Now, Clarke and others have combined tamoxifen with a compound called Sulforadex, from Evgen Pharma. This one-two hits the cancer cells expressing the oestrogen receptor and the cancer stem cells. The research supporting the combination therapy is being reported this week at the American Association of Cancer Research annual conference.
Evgen developed Sulforadex, a patented, synthetic and stabilized version of a common plant compound called sulforaphane. This is a well-known plant chemical found in broccoli, Brussels sprouts and rocket salad, though not in sufficient quantities to reliably treat a tumour. Sulforadex is made in a process that incorporates a stabilizing agent from the outset.

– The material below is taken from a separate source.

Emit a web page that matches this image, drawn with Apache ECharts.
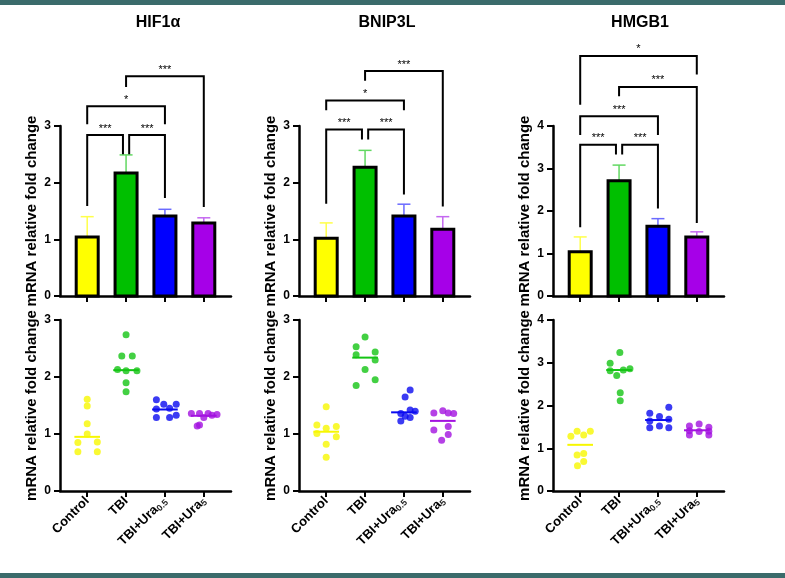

“It is synthesized by our manufacturing partner in North Carolina [Pharm Agra], which makes the active pharmaceutical ingredient. We import this and put it into capsules at a [contract] manufacturing facility here in the UK,” explained David Howat, head of research and development at Evgen Pharma.
“Often the clinical trials are just broccoli extracts with unknown levels of sulforaphane, but our product delivers a precise level of sulphoraphane and is stable for over two years and so is a drugable product.”
Evgen are also looking at Sulforadex as a possible treatment following subarachnoid haemorrhage, a type of stroke.
The cancer cells that survive drugs with tamoxifen seem rely on the Wnt pathway, which is highly active in mammalian development, explained Clarke. Sulforadex specifically targets this pathway.
“We find that resistant cells often have a cancer stem cell phenotype and we know already that the Wnt signaling pathway is very strong in those cancer cells. It just so happens that this compound appears to target the Wnt signaling pathway,” said Clarke.
The combination of drugs will potentially allow for oestrogen-sensitive cells to be targeted, whilst mopping up cells that cause treatment resistance.
The new research shows that, in patient-derived cancer cells and tumours from such cells placed in a mouse model, Sulforadex helps overcome resistance by targeting the cancer stem cells.
Sulforadex can be administered as a pill, as is tamoxifen. “There is a little bit of formulation trickery in encapsulating it for slow release in the gut, but essentially it is just dissolved and absorbed,” said Clarke.
“It is not absolutely clear how and why it targets the Wnt signaling pathway in these cancer stem cells. We think it is targeting enzymes involved in epigenetics, which controls whether genes are switched on or off. It may be that by targeting epigenetic enzymes, sulforaphane switches the cancer cells to be less stem-cell like.”